Note XV. I have as strong objections to the service celebrated by the Franciscans on the evening of Good Friday, as to that of the Holy Fire. Like the latter, it gives rise to disputes, tumults, and serious disorders; and besides, there is in it an utter absence of decorum. Generally speaking, it has none of the impressive effect of a religious ceremony, but rather excites a feeling of the ridiculous, when it does not result in mourning for some fatal accident. How it is that the Franciscan fathers have not done away with it, or modified it, I cannot understand. To hold a service in a church to which persons of all sects are admitted, and to think that men's hearts can be reached by it, is an utter mistake. When no one is carried out of the building dead or wounded, they say with a satisfied air, "The service has passed off well;" little thinking of the exertions that are required to make it pass off well. A battalion of infantry is drawn up under arms in the square of the Sepulchre, and supplies the guards in the interior of the church; all the officers are employed to suppress any slight disturbance; the Governor betakes himself to the church to be ready in case of any serious outbreak: the French Consul is busy with preparations two days before, and on the evening of the service he and his employés are wearied out; the clergy are knocked about by the crowd; and all this passes off well.
They ought to remember the year in which human blood was shed on Mount Calvary; and how in 1861, had it not been for the energy of the French Consul, and the singular discretion and moderation of General Ducrot, of the French Corps d'Expédition in Syria, and his forty officers, the service certainly would not have passed off well.

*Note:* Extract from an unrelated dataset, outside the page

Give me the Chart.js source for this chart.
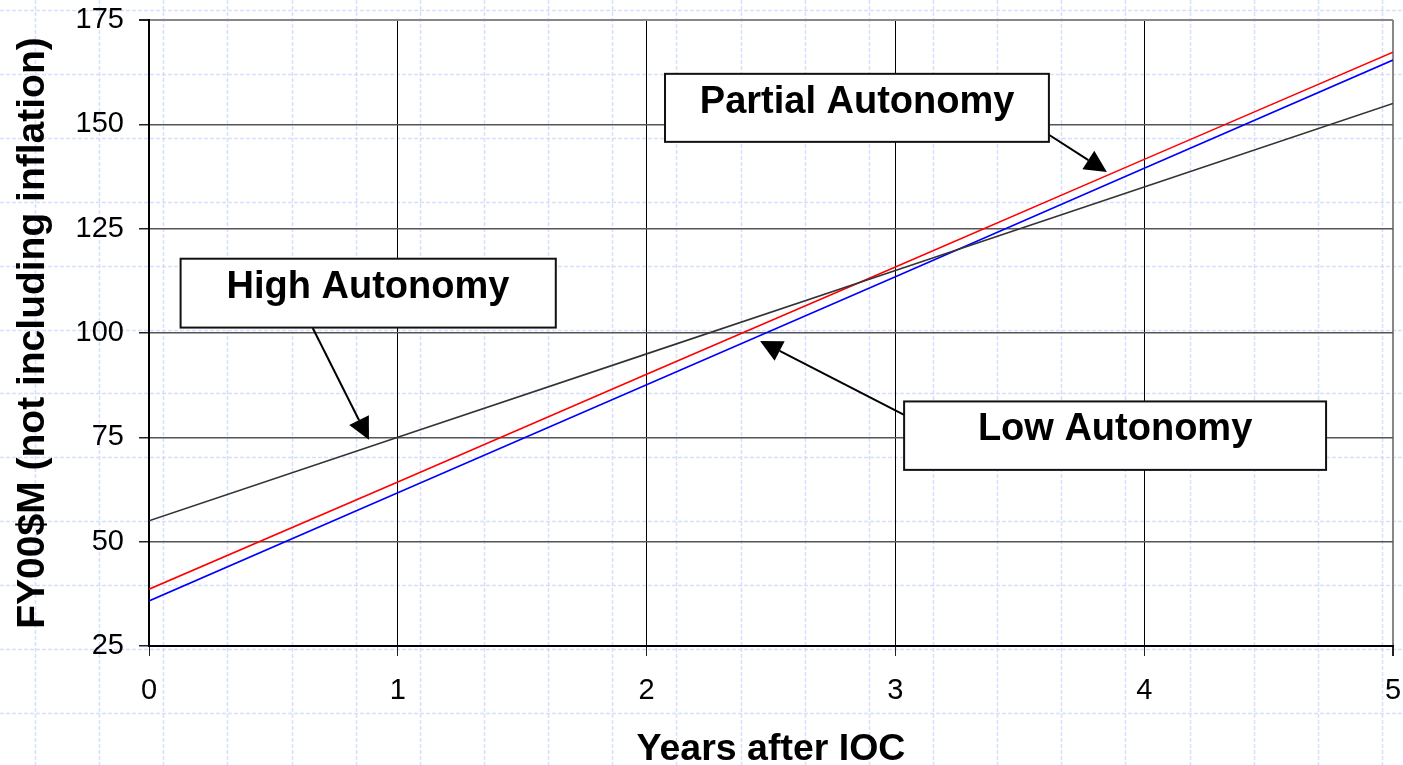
<!DOCTYPE html>
<html>
<head>
<meta charset="utf-8">
<script src="https://cdn.jsdelivr.net/npm/chart.js@4.4.1/dist/chart.umd.min.js"></script>
<style>
  html, body { margin: 0; padding: 0; background: #fff; }
  canvas { display: block; }
</style>
</head>
<body>
<canvas id="chart" width="1403" height="765"></canvas>
<script>
"use strict";

// cost per year, FY00 $M
const years = [0, 1, 2, 3, 4, 5];
const highAutonomy = [55, 75, 95, 115, 135, 155];
const partialAutonomy = [38.6, 64.3, 90.1, 115.8, 141.6, 167.3];
const lowAutonomy = [35.8, 61.7, 87.6, 113.5, 139.5, 165.4];
const xTicks = [0, 1, 2, 3, 4, 5];
const yTicks = [25, 50, 75, 100, 125, 150, 175];

const FONT = "'Liberation Sans', Arial, sans-serif";

// callout boxes, in axis units
const callouts = [
  {text: 'Partial Autonomy', x0: 2.074, x1: 3.617, y0: 162.1, y1: 145.8, tx: 2.846, ty: 152.7,
   from: [3.617, 147.5], to: [3.850, 138.6]},
  {text: 'High Autonomy', x0: 0.127, x1: 1.635, y0: 117.8, y1: 101.3, tx: 0.880, ty: 108.35,
   from: [0.658, 101.2], to: [0.884, 74.4]},
  {text: 'Low Autonomy', x0: 3.035, x1: 4.731, y0: 83.6, y1: 67.2, tx: 3.883, ty: 74.4,
   from: [3.035, 80.4], to: [2.456, 98.1]}
];

function series(values) {
  return years.map(function (x, i) { return {x: x, y: values[i]}; });
}

// light dashed slide grid behind everything
const slideGrid = {
  id: 'slideGrid',
  beforeDraw: function (chart) {
    const c = chart.ctx;
    c.save();
    c.strokeStyle = 'rgba(202,216,248,0.8)';
    c.lineWidth = 1.5;
    c.setLineDash([4, 2]);
    for (let x = 35; x < chart.width; x += 64.14) {
      c.beginPath(); c.moveTo(Math.round(x) + 0.5, 0); c.lineTo(Math.round(x) + 0.5, chart.height); c.stroke();
    }
    for (let y = 10; y < chart.height; y += 63.9) {
      c.beginPath(); c.moveTo(0, Math.round(y) + 0.5); c.lineTo(chart.width, Math.round(y) + 0.5); c.stroke();
    }
    c.restore();
  }
};

const calloutPlugin = {
  id: 'callouts',
  afterDatasetsDraw: function (chart) {
    const c = chart.ctx;
    const sx = chart.scales.x, sy = chart.scales.y;
    c.save();
    callouts.forEach(function (k) {
      // arrow
      const ax = sx.getPixelForValue(k.from[0]), ay = sy.getPixelForValue(k.from[1]);
      const bx = sx.getPixelForValue(k.to[0]), by = sy.getPixelForValue(k.to[1]);
      const len = Math.hypot(bx - ax, by - ay);
      const ux = (bx - ax) / len, uy = (by - ay) / len;
      const hl = 22, hw = 11;
      c.strokeStyle = '#000';
      c.lineWidth = 2;
      c.beginPath();
      c.moveTo(ax, ay);
      c.lineTo(bx - ux * hl, by - uy * hl);
      c.stroke();
      c.fillStyle = '#000';
      c.beginPath();
      c.moveTo(bx, by);
      c.lineTo(bx - ux * hl - uy * hw, by - uy * hl + ux * hw);
      c.lineTo(bx - ux * hl + uy * hw, by - uy * hl - ux * hw);
      c.closePath();
      c.fill();

      // box
      const x0 = sx.getPixelForValue(k.x0), x1 = sx.getPixelForValue(k.x1);
      const y0 = sy.getPixelForValue(k.y0), y1 = sy.getPixelForValue(k.y1);
      c.fillStyle = '#fff';
      c.fillRect(x0, y0, x1 - x0, y1 - y0);
      c.lineWidth = 2;
      c.strokeStyle = '#111';
      c.strokeRect(x0, y0, x1 - x0, y1 - y0);

      c.fillStyle = '#000';
      c.font = 'bold 38px ' + FONT;
      c.textAlign = 'center';
      c.textBaseline = 'alphabetic';
      c.fillText(k.text, sx.getPixelForValue(k.tx), sy.getPixelForValue(k.ty));
    });
    c.restore();
  }
};

const ctx = document.getElementById('chart').getContext('2d');
const myChart = new Chart(ctx, {
  type: 'line',
  data: {
    datasets: [
      {label: 'High Autonomy', data: series(highAutonomy), borderColor: '#333', borderWidth: 1.6, pointRadius: 0, tension: 0},
      {label: 'Partial Autonomy', data: series(partialAutonomy), borderColor: '#ff0000', borderWidth: 1.6, pointRadius: 0, tension: 0},
      {label: 'Low Autonomy', data: series(lowAutonomy), borderColor: '#0000ff', borderWidth: 1.6, pointRadius: 0, tension: 0}
    ]
  },
  options: {
    responsive: false,
    animation: false,
    devicePixelRatio: 1,
    layout: {padding: {top: 20, right: 10, left: 0, bottom: 0}},
    plugins: {legend: {display: false}, tooltip: {enabled: false}},
    scales: {
      x: {
        type: 'linear',
        min: 0,
        max: 5,
        afterBuildTicks: function (s) { s.ticks = xTicks.map(function (v) { return {value: v}; }); },
        ticks: {font: {family: FONT, size: 29}, color: '#000', padding: 18, maxRotation: 0},
        grid: {
          color: function (c) { return c.tick && c.tick.value === 5 ? '#888' : '#000'; },
          lineWidth: function (c) { return c.tick && c.tick.value === 5 ? 2 : 1; },
          tickLength: 10,
          tickColor: '#222'
        },
        border: {color: '#000', width: 2},
        title: {display: true, text: 'Years after IOC', color: '#000',
          font: {family: FONT, size: 37.5, weight: 'bold', lineHeight: 1}, padding: {top: 0, bottom: -3}},
        afterFit: function (s) {
          s.height = 119;
          s.paddingLeft = 0;
          s.paddingRight = 0;
        }
      },
      y: {
        min: 25,
        max: 175,
        afterBuildTicks: function (s) { s.ticks = yTicks.map(function (v) { return {value: v}; }); },
        ticks: {font: {family: FONT, size: 29}, color: '#000', padding: 15},
        grid: {
          color: function (c) { return c.tick && c.tick.value === 175 ? '#888' : '#555'; },
          lineWidth: function (c) { return c.tick && c.tick.value === 175 ? 2 : 1.5; },
          tickLength: 10,
          tickColor: '#222'
        },
        border: {color: '#000', width: 2},
        title: {display: true, text: 'FY00$M (not including inflation)', color: '#000',
          font: {family: FONT, size: 39, weight: 'bold', lineHeight: 1}, padding: {top: 14, bottom: 0}},
        afterFit: function (s) {
          s.width = 149;
          s.paddingTop = 0;
          s.paddingBottom = 0;
        }
      }
    }
  },
  plugins: [slideGrid, calloutPlugin]
});
</script>
</body>
</html>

Note XVI. The short street which connects the two churches of S. Mary the Great and S. Mary the Less was called, at the time of the Crusades, the street of Palms, because palm-branches were there sold to pilgrims. A similar traffic goes on at the present day, and on the same spot, during the feast of Palms; but palms being scarcer than formerly, olive-branches are generally substituted for them.
Note XVII. The original firman exists in the archives of the Franciscan Convent of S. Saviour at Jerusalem. Its exact date is not known, but may be placed between 1014 and 1023. See Boré, Question des Lieux Saints, 5.
Note XVIII. The direction of this street is clearly marked in a paper published by Sebastian Paoli (Cod. Diplom. I. p. 243), and reproduced by Schultz, Williams, and De Vogüé: "I, Amalric ... have given ... to the sacred Hospital at Jerusalem, and to the Church of S. Mary the Great, a certain street which was between the Hospital aforesaid and the Church of S. Mary the Great aforesaid, to which there is an entrance on the north from the Street of Palms, opposite the front of the Church of the Holy Sepulchre, and on the south between the two aforesaid houses of the hospital and of St Mary the Less, which leads also below the buildings of the Hospital to the Street of the Patriarch's Baths...." June, 1174.